Acompanhante de luxo em Brasília desde 2016, Cláudia de Marchi deixou uma carreira de 11 anos como advogada e diz que, quando decidiu se tornar garota de programa, já criou um filtro de seleção bastante rigoroso, justamente para não ter que lidar com situações de violência ou constrangimento. "Acho que se algo me acontecesse, não teria coragem de denunciar. Sei como o Judiciário brasileiro menospreza a palavra da mulher. É uma dupla violência", diz.
Por isso, se não sentir que é respeitada já na primeira conversa pelo WhatsApp com o cliente, Cláudia não deixa a negociação seguir.
Tenho 3.800 contatos bloqueados. Eu noto na forma de falar comigo quem são os caras que acham que 'vou pagar, posso tudo'. Eles chegam te tratando como objeto, dizendo 'quero fazer tal coisa com você'. E são coisas absurdas
Cláudia lançou o livro "De Encontros Sexuais a Crônicas - O Diário de Uma Advogada e Acompanhante de Luxo Feminista" (ed. Clube de Autores) em 2018. Feminista e ciente do que significa uma violência sexual, ela diz ter consciência de que pode, e deve, dizer não a hora que quiser, caso não queira continuar uma relação ou não se sinta confortável. "Uma vez encontrei um cliente em um hotel. Já nas preliminares, achei péssimo, não gostei. Disse: 'Olha, acho que não vai rolar, fiquei de pé, me vesti e ele entendeu."
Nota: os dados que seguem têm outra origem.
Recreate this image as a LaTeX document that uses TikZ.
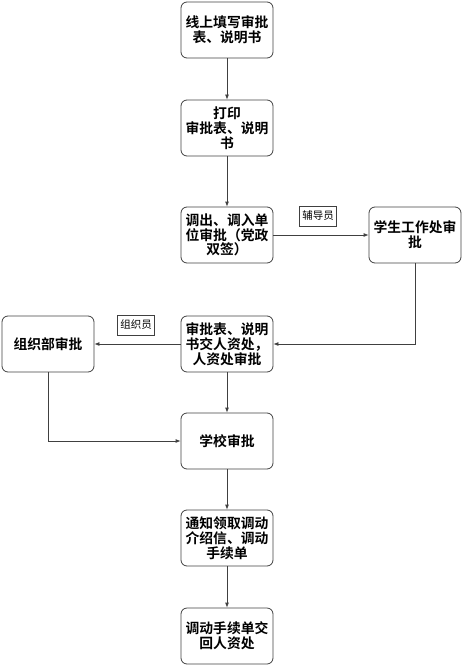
\documentclass[tikz,border=0pt]{standalone}
\usepackage{fontspec}
\setmainfont{Noto Sans CJK SC}
\newfontfamily\cjkbold{Noto Sans CJK SC Bold}
\usetikzlibrary{arrows.meta}

\begin{document}
\begin{tikzpicture}[x=1pt,y=-1pt,
    stepbox/.style={draw=black!75, rounded corners=6pt, line width=0.8pt,
        minimum width=92pt, minimum height=56pt, inner sep=1pt,
        align=center, font=\cjkbold\fontsize{13.8}{14.8}\selectfont},
    tagbox/.style={draw=black!75, line width=0.6pt, inner xsep=3pt, inner ysep=5pt,
        font=\fontsize{10.5}{12}\selectfont},
    flow/.style={draw=black!75, line width=0.8pt, -{Latex[length=5pt,width=4pt]}}]

    % Рамка
    \useasboundingbox (0,0) rectangle (463,666);

    % Основная цепочка
    \node[stepbox] (fill) at (227,30) {线上填写审批\\表、说明书};
    \node[stepbox] (print) at (227,128) {打印\\审批表、说明\\书};
    \node[stepbox] (unit) at (227,235) {调出、调入单\\位审批（党政\\双签）};
    \node[stepbox] (hr) at (227,344) {审批表、说明\\书交人资处，\\人资处审批};
    \node[stepbox] (school) at (227,441) {学校审批};
    \node[stepbox] (notify) at (227,538) {通知领取调动\\介绍信、调动\\手续单};
    \node[stepbox] (back) at (227,636) {调动手续单交\\回人资处};

    % Боковые блоки
    \node[stepbox] (student) at (415,235) {学生工作处审\\批};
    \node[stepbox] (org) at (48,344) {组织部审批};

    % Метки
    \node[tagbox] (tutor) at (318,216) {辅导员};
    \node[tagbox] (orgman) at (136,325) {组织员};

    % Стрелки
    \draw[flow] (fill) -- (print);
    \draw[flow] (print) -- (unit);
    \draw[flow] (unit) -- (student);
    \draw[flow] (student.south) |- (hr.east);
    \draw[flow] (hr) -- (org);
    \draw[flow] (hr) -- (school);
    \draw[flow] (org.south) |- (school.west);
    \draw[flow] (school) -- (notify);
    \draw[flow] (notify) -- (back);

\end{tikzpicture}
\end{document}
Poder dizer não sempre que achar necessário, para ela, é um direito de toda mulher em relacionamentos, pagando ou não. Mas Cláudia reconhece que muitas profissionais do sexo, mais vulneráveis, muitas vezes são submetidas à violência justamente por precisarem de dinheiro. "Tive privilégios, uma experiência profissional, acesso à educação, estabilidade financeira. Mas sei que não é assim com a maioria das trabalhadoras do sexo."
No entanto, ela reforça que a mulher pode e deve dizer não, independentemente do papel que esteja exercendo na relação. "Não está liberado que ela seja agredida só porque tem relação de pagamento. Ou então vão ter que colocar no Código Penal: 'é estupro exceto quando a mulher for acompanhante ou sugar baby'. Violência não pode ser relativizada."